▶ WHAT TO WORK ON
Write out, word for word, every line from the first one through the line that holds "ax = fig.add_axes([0.105, 0.113, 0.863, 0.873])", and nothing else; skip the pictures.

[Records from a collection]
————————
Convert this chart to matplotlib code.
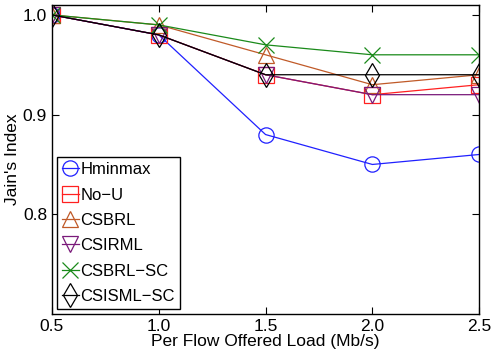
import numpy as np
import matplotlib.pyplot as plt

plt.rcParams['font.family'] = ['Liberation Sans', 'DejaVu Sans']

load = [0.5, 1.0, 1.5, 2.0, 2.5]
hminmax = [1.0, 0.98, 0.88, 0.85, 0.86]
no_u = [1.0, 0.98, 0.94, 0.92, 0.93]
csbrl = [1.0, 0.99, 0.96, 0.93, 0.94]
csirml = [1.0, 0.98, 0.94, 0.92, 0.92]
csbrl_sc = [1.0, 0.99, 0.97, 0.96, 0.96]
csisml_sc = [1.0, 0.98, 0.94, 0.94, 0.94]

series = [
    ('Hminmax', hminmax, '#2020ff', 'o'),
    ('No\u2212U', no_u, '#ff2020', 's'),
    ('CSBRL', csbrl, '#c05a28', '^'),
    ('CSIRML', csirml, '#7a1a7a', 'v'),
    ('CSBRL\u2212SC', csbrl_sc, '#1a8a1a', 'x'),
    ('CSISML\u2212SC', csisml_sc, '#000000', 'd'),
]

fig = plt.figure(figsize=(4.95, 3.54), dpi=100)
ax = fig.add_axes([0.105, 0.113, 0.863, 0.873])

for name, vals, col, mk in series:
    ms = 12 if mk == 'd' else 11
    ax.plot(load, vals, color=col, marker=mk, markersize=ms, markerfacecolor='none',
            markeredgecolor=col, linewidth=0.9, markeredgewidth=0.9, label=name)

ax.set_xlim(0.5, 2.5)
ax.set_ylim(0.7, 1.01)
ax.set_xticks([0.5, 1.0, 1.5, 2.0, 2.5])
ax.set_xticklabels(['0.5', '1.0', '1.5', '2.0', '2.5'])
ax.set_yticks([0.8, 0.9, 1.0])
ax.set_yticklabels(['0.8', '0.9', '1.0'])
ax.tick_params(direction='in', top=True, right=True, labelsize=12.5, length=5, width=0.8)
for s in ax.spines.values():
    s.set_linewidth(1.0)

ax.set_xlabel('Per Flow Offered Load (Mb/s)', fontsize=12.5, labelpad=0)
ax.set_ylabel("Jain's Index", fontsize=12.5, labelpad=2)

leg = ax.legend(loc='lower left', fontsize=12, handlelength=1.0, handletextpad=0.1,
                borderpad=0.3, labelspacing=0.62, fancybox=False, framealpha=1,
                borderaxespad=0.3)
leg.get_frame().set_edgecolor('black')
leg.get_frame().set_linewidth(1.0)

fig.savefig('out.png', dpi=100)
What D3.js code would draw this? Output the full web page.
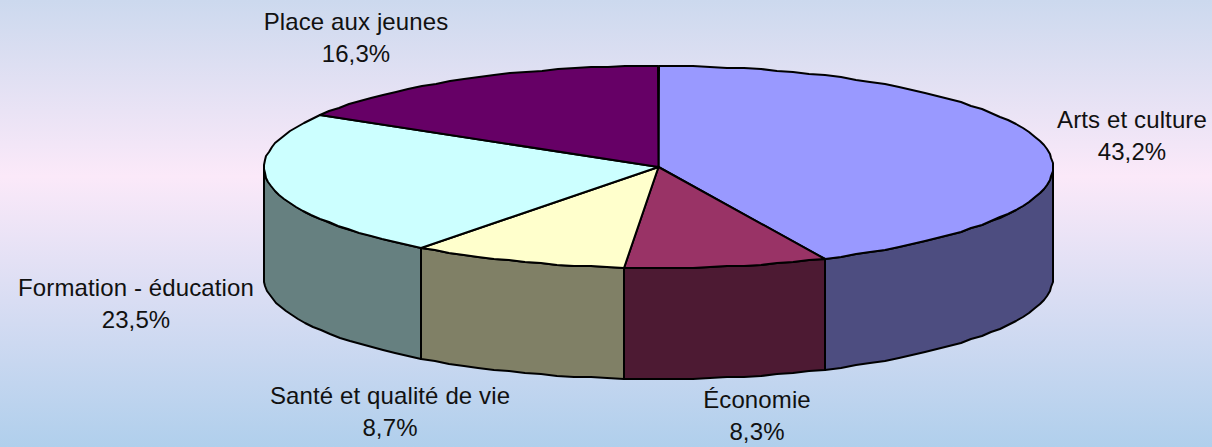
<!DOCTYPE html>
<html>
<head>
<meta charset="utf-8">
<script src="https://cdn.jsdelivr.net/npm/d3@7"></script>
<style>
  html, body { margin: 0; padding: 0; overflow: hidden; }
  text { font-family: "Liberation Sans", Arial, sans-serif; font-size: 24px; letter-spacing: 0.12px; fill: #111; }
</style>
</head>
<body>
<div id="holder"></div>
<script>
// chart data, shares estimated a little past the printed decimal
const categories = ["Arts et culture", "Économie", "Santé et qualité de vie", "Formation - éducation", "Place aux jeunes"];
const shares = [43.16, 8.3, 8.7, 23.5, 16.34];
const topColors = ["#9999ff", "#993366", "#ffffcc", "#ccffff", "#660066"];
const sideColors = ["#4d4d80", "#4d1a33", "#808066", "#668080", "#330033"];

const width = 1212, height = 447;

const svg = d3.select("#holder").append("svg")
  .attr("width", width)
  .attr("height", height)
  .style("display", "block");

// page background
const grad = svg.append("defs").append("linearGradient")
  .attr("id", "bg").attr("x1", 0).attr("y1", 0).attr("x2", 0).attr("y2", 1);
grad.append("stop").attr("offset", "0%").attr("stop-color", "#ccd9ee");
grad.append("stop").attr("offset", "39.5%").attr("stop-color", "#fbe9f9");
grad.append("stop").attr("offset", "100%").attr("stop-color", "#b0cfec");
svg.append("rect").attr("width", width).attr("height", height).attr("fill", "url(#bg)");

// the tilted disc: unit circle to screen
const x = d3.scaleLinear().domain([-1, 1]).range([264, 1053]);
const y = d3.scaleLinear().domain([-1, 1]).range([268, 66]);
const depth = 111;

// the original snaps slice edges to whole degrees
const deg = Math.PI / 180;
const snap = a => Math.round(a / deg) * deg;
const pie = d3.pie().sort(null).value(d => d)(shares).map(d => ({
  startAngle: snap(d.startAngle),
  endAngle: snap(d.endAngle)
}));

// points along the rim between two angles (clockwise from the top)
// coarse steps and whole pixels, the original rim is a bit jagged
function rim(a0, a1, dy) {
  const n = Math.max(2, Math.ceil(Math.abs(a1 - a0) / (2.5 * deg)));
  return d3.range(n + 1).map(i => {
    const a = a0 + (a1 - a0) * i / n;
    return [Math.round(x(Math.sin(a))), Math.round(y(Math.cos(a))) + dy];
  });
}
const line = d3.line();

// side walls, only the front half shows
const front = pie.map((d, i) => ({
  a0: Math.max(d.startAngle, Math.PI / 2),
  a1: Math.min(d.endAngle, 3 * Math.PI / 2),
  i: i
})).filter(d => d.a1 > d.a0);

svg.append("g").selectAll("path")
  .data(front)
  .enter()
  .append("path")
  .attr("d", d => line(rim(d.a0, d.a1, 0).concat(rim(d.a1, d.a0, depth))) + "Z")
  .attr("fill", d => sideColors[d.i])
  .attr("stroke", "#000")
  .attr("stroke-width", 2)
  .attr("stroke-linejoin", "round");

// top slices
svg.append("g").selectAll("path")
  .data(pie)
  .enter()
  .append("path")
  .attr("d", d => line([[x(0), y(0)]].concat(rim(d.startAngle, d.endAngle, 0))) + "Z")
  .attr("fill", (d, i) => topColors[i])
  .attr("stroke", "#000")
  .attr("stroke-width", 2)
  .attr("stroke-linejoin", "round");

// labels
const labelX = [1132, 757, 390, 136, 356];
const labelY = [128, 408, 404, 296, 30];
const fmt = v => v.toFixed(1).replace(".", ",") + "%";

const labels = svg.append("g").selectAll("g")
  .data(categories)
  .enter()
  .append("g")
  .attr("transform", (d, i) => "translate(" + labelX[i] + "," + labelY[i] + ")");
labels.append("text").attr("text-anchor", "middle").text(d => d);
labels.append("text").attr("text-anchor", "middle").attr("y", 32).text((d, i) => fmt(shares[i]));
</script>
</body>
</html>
————————
▶ EXPECTED OUTPUT
Convert this chart to matplotlib code.
import numpy as np
import matplotlib.pyplot as plt

plt.rcParams['font.family'] = ['Liberation Sans', 'DejaVu Sans']

load = [0.5, 1.0, 1.5, 2.0, 2.5]
hminmax = [1.0, 0.98, 0.88, 0.85, 0.86]
no_u = [1.0, 0.98, 0.94, 0.92, 0.93]
csbrl = [1.0, 0.99, 0.96, 0.93, 0.94]
csirml = [1.0, 0.98, 0.94, 0.92, 0.92]
csbrl_sc = [1.0, 0.99, 0.97, 0.96, 0.96]
csisml_sc = [1.0, 0.98, 0.94, 0.94, 0.94]

series = [
    ('Hminmax', hminmax, '#2020ff', 'o'),
    ('No\u2212U', no_u, '#ff2020', 's'),
    ('CSBRL', csbrl, '#c05a28', '^'),
    ('CSIRML', csirml, '#7a1a7a', 'v'),
    ('CSBRL\u2212SC', csbrl_sc, '#1a8a1a', 'x'),
    ('CSISML\u2212SC', csisml_sc, '#000000', 'd'),
]

fig = plt.figure(figsize=(4.95, 3.54), dpi=100)
ax = fig.add_axes([0.105, 0.113, 0.863, 0.873])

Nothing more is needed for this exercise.